**MATERIAL**
────────────────────

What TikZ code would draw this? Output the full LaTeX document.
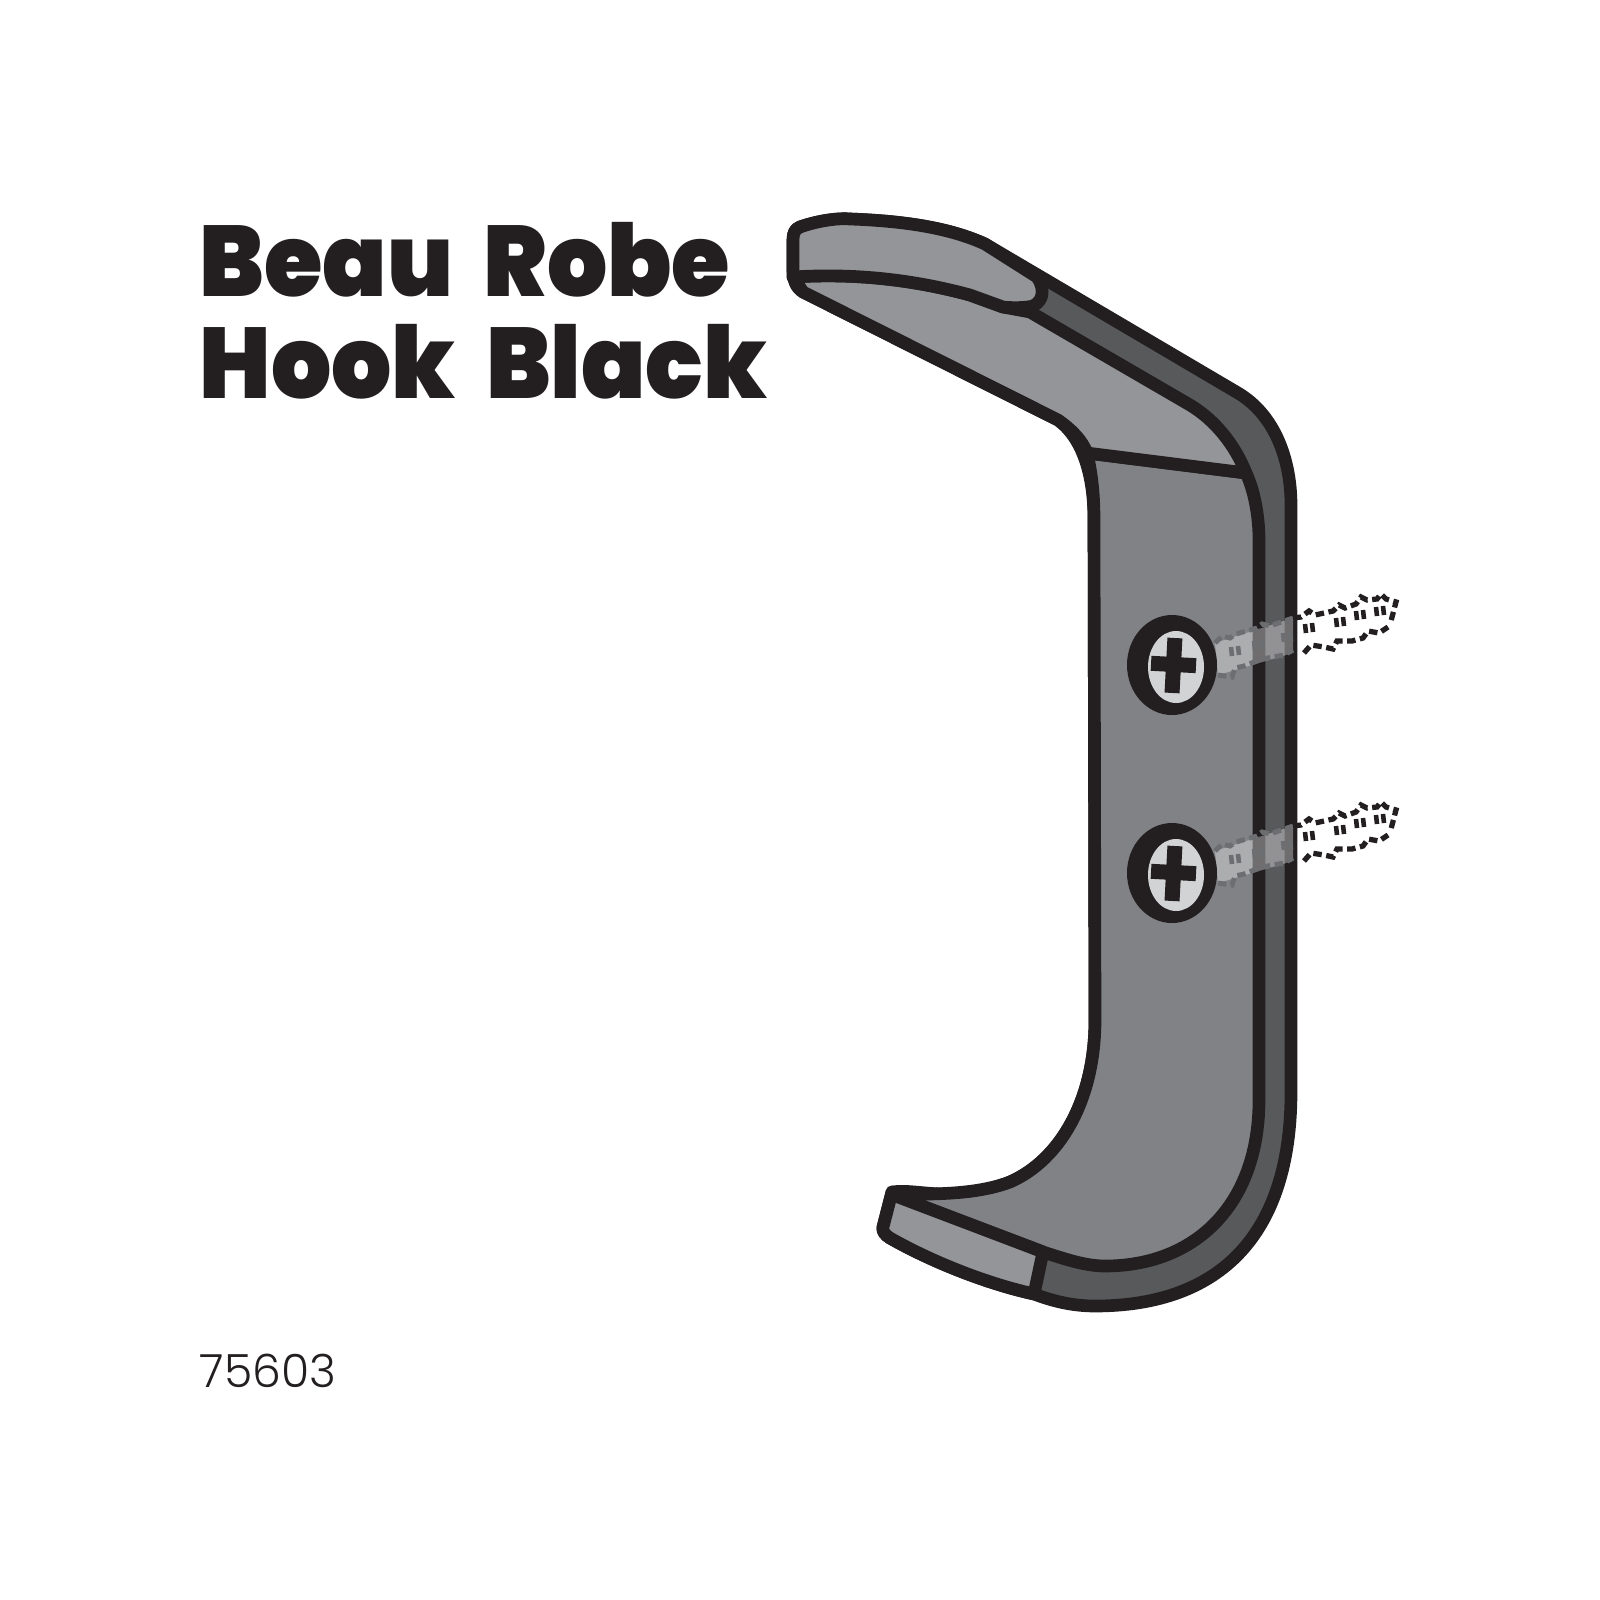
\documentclass[tikz,border=0pt]{standalone}
\usepackage{fontspec}
\setmainfont{Poppins}
\newfontfamily\titlefont{Poppins Black}[FakeStretch=0.945,WordSpace=1.9]
\newfontfamily\codefont{Poppins Light}
\definecolor{hookline}{HTML}{231F20}
\definecolor{hookface}{HTML}{808285}
\definecolor{hooktop}{HTML}{939598}
\definecolor{hookside}{HTML}{58595B}
\definecolor{screwface}{HTML}{D1D3D4}
\definecolor{threadgrey}{HTML}{6D6E71}
\tikzset{
  outline/.style={draw=hookline,line width=3.6pt,line join=round},
  titletext/.style={anchor=base west,inner sep=0pt,text=hookline,font=\titlefont\fontsize{28.5}{28.5}\selectfont},
  codetext/.style={anchor=base west,inner sep=0pt,text=hookline,font=\codefont\fontsize{13}{13}\selectfont},
  shank/.style={fill=white,fill opacity=.35,draw=none},
  threadin/.style={draw=threadgrey,line width=1.4pt,dash pattern=on 2.4pt off 1.3pt},
  threadout/.style={draw=hookline,line width=1.5pt,dash pattern=on 2.4pt off 1.3pt},
  screw/.pic={
    \fill[shank] (43,-22) -- (121,-47) -- (121,-12) -- (46,10) -- cycle;
    \fill[hookline] (0,0) ellipse [x radius=45,y radius=50];
    \fill[screwface] (4,2) ellipse [x radius=28,y radius=36];
    \fill[hookline,rotate around={-3:(2,0)}] (-6,-27) rectangle (9,28) (-21,-8) rectangle (24,7);
    \draw[threadin] (43,-22) -- (50,-29) -- (58,-27) -- (64,-31) -- (85,-37) -- (90,-41) -- (98,-39) -- (121,-47)
      (46,10) -- (60,12) -- (63,3) -- (72,1) -- (90,-6) -- (112,-10) -- (121,-15);
    \draw[threadout] (121,-47) -- (129,-48) -- (137,-54) -- (143,-50) -- (161,-54) -- (167,-60) -- (173,-57)
      -- (184,-61) -- (189,-68) -- (195,-65) -- (205,-66) -- (209,-71) -- (214,-66) -- (224,-63)
      -- (219,-44)
      (132,-12) -- (139,-20) -- (152,-18) -- (161,-16) -- (165,-24) -- (180,-24) -- (191,-27)
      -- (196,-34) -- (207,-32) -- (216,-38);
    \foreach \x/\y in {63/-14,86/-20,115/-28} {
      \draw[threadgrey,line width=1.3pt] (\x-4,\y-4) -- ++(1,9) (\x+3,\y-5) -- ++(1,9);
    }
    \foreach \x/\y in {137/-37,168/-43,188/-50,208/-54} {
      \draw[hookline,line width=1.3pt] (\x-4,\y-4) -- ++(1,9) (\x+3,\y-5) -- ++(1,9);
    }
  }
}
\begin{document}
\begin{tikzpicture}[x=0.01cm,y=-0.01cm]
  \useasboundingbox[fill=white] (0,0) rectangle (1600,1600);

  % labels
  \node[titletext] (title1) at (199,296) {Beau Robe};
  \node[titletext] (title2) at (199,398) {Hook Black};
  \node[codetext] (code) at (199,1387) {75603};

  % body of the hook
  \draw[outline,fill=hookside] (800,227) .. controls (820,220) and (840,218) .. (850,219)
    .. controls (905,221) and (950,228) .. (985,244) -- (1238,393)
    .. controls (1275,415) and (1291,460) .. (1291,505) -- (1291,1092)
    .. controls (1291,1235) and (1220,1306) .. (1095,1306)
    .. controls (1070,1306) and (1050,1300) .. (1034,1294)
    .. controls (980,1282) and (925,1258) .. (890,1238)
    .. controls (885,1235) and (882,1231) .. (883,1227)
    -- (892,1192) .. controls (905,1190) and (920,1193) .. (940,1194)
    .. controls (970,1195) and (990,1190) .. (1010,1182)
    .. controls (1060,1160) and (1095,1100) .. (1095,1020)
    -- (1094,520) .. controls (1094,480) and (1085,440) .. (1058,420)
    -- (803,292) .. controls (796,288) and (793,280) .. (793,270)
    -- (793,240) .. controls (793,233) and (795,229) .. (800,227) -- cycle;

  % front plate
  \draw[outline,fill=hookface] (1087,453) -- (1246,473)
    .. controls (1254,490) and (1259,515) .. (1259,540) -- (1259,1100)
    .. controls (1259,1205) and (1195,1266) .. (1105,1266)
    .. controls (1085,1266) and (1065,1259) .. (1043,1252)
    -- (1030,1247) -- (893,1195) .. controls (920,1193) and (970,1197) .. (1010,1182)
    .. controls (1060,1160) and (1095,1100) .. (1095,1020)
    -- (1094,520) .. controls (1094,495) and (1092,475) .. (1087,453) -- cycle;

  % top face
  \draw[outline,fill=hooktop] (793,277) .. controls (840,274) and (900,276) .. (970,295)
    -- (1003,307) -- (1030,312) -- (1190,405)
    .. controls (1215,420) and (1235,445) .. (1246,473) -- (1087,453)
    .. controls (1082,440) and (1072,430) .. (1058,420) -- (803,292) -- cycle;

  % tip of the top
  \draw[outline,fill=hooktop] (800,227) .. controls (820,220) and (840,218) .. (850,219)
    .. controls (905,221) and (950,228) .. (985,244)
    -- (1037,277) .. controls (1044,287) and (1045,300) .. (1033,306)
    .. controls (1025,308) and (1012,308) .. (1003,307)
    -- (970,295) .. controls (900,276) and (840,274) .. (793,277)
    -- (793,240) .. controls (793,233) and (795,229) .. (800,227) -- cycle;

  % bottom face
  \draw[outline,fill=hooktop] (892,1192) -- (893,1195) -- (1030,1247) -- (1043,1252) -- (1034,1294)
    .. controls (980,1282) and (925,1258) .. (890,1238)
    .. controls (885,1235) and (882,1231) .. (883,1227) -- cycle;

  % screws
  \pic (screwtop) at (1172,665) {screw};
  \pic (screwlow) at (1172,873) {screw};
\end{tikzpicture}
\end{document}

────────────────────

**WHAT TO PRODUCE**
Your copy of the data should match it exactly, except that pictures are left out.

**THE COMPLETED TASK**
What TikZ code would draw this? Output the full LaTeX document.
\documentclass[tikz,border=0pt]{standalone}
\usepackage{fontspec}
\setmainfont{Poppins}
\newfontfamily\titlefont{Poppins Black}[FakeStretch=0.945,WordSpace=1.9]
\newfontfamily\codefont{Poppins Light}
\definecolor{hookline}{HTML}{231F20}
\definecolor{hookface}{HTML}{808285}
\definecolor{hooktop}{HTML}{939598}
\definecolor{hookside}{HTML}{58595B}
\definecolor{screwface}{HTML}{D1D3D4}
\definecolor{threadgrey}{HTML}{6D6E71}
\tikzset{
  outline/.style={draw=hookline,line width=3.6pt,line join=round},
  titletext/.style={anchor=base west,inner sep=0pt,text=hookline,font=\titlefont\fontsize{28.5}{28.5}\selectfont},
  codetext/.style={anchor=base west,inner sep=0pt,text=hookline,font=\codefont\fontsize{13}{13}\selectfont},
  shank/.style={fill=white,fill opacity=.35,draw=none},
  threadin/.style={draw=threadgrey,line width=1.4pt,dash pattern=on 2.4pt off 1.3pt},
  threadout/.style={draw=hookline,line width=1.5pt,dash pattern=on 2.4pt off 1.3pt},
  screw/.pic={
    \fill[shank] (43,-22) -- (121,-47) -- (121,-12) -- (46,10) -- cycle;
    \fill[hookline] (0,0) ellipse [x radius=45,y radius=50];
    \fill[screwface] (4,2) ellipse [x radius=28,y radius=36];
    \fill[hookline,rotate around={-3:(2,0)}] (-6,-27) rectangle (9,28) (-21,-8) rectangle (24,7);
    \draw[threadin] (43,-22) -- (50,-29) -- (58,-27) -- (64,-31) -- (85,-37) -- (90,-41) -- (98,-39) -- (121,-47)
      (46,10) -- (60,12) -- (63,3) -- (72,1) -- (90,-6) -- (112,-10) -- (121,-15);
    \draw[threadout] (121,-47) -- (129,-48) -- (137,-54) -- (143,-50) -- (161,-54) -- (167,-60) -- (173,-57)
      -- (184,-61) -- (189,-68) -- (195,-65) -- (205,-66) -- (209,-71) -- (214,-66) -- (224,-63)
      -- (219,-44)
      (132,-12) -- (139,-20) -- (152,-18) -- (161,-16) -- (165,-24) -- (180,-24) -- (191,-27)
      -- (196,-34) -- (207,-32) -- (216,-38);
    \foreach \x/\y in {63/-14,86/-20,115/-28} {
      \draw[threadgrey,line width=1.3pt] (\x-4,\y-4) -- ++(1,9) (\x+3,\y-5) -- ++(1,9);
    }
    \foreach \x/\y in {137/-37,168/-43,188/-50,208/-54} {
      \draw[hookline,line width=1.3pt] (\x-4,\y-4) -- ++(1,9) (\x+3,\y-5) -- ++(1,9);
    }
  }
}
\begin{document}
\begin{tikzpicture}[x=0.01cm,y=-0.01cm]
  \useasboundingbox[fill=white] (0,0) rectangle (1600,1600);

  % labels
  \node[titletext] (title1) at (199,296) {Beau Robe};
  \node[titletext] (title2) at (199,398) {Hook Black};
  \node[codetext] (code) at (199,1387) {75603};

  % body of the hook
  \draw[outline,fill=hookside] (800,227) .. controls (820,220) and (840,218) .. (850,219)
    .. controls (905,221) and (950,228) .. (985,244) -- (1238,393)
    .. controls (1275,415) and (1291,460) .. (1291,505) -- (1291,1092)
    .. controls (1291,1235) and (1220,1306) .. (1095,1306)
    .. controls (1070,1306) and (1050,1300) .. (1034,1294)
    .. controls (980,1282) and (925,1258) .. (890,1238)
    .. controls (885,1235) and (882,1231) .. (883,1227)
    -- (892,1192) .. controls (905,1190) and (920,1193) .. (940,1194)
    .. controls (970,1195) and (990,1190) .. (1010,1182)
    .. controls (1060,1160) and (1095,1100) .. (1095,1020)
    -- (1094,520) .. controls (1094,480) and (1085,440) .. (1058,420)
    -- (803,292) .. controls (796,288) and (793,280) .. (793,270)
    -- (793,240) .. controls (793,233) and (795,229) .. (800,227) -- cycle;

  % front plate
  \draw[outline,fill=hookface] (1087,453) -- (1246,473)
    .. controls (1254,490) and (1259,515) .. (1259,540) -- (1259,1100)
    .. controls (1259,1205) and (1195,1266) .. (1105,1266)
    .. controls (1085,1266) and (1065,1259) .. (1043,1252)
    -- (1030,1247) -- (893,1195) .. controls (920,1193) and (970,1197) .. (1010,1182)
    .. controls (1060,1160) and (1095,1100) .. (1095,1020)
    -- (1094,520) .. controls (1094,495) and (1092,475) .. (1087,453) -- cycle;

  % top face
  \draw[outline,fill=hooktop] (793,277) .. controls (840,274) and (900,276) .. (970,295)
    -- (1003,307) -- (1030,312) -- (1190,405)
    .. controls (1215,420) and (1235,445) .. (1246,473) -- (1087,453)
    .. controls (1082,440) and (1072,430) .. (1058,420) -- (803,292) -- cycle;

  % tip of the top
  \draw[outline,fill=hooktop] (800,227) .. controls (820,220) and (840,218) .. (850,219)
    .. controls (905,221) and (950,228) .. (985,244)
    -- (1037,277) .. controls (1044,287) and (1045,300) .. (1033,306)
    .. controls (1025,308) and (1012,308) .. (1003,307)
    -- (970,295) .. controls (900,276) and (840,274) .. (793,277)
    -- (793,240) .. controls (793,233) and (795,229) .. (800,227) -- cycle;

  % bottom face
  \draw[outline,fill=hooktop] (892,1192) -- (893,1195) -- (1030,1247) -- (1043,1252) -- (1034,1294)
    .. controls (980,1282) and (925,1258) .. (890,1238)
    .. controls (885,1235) and (882,1231) .. (883,1227) -- cycle;

  % screws
  \pic (screwtop) at (1172,665) {screw};
  \pic (screwlow) at (1172,873) {screw};
\end{tikzpicture}
\end{document}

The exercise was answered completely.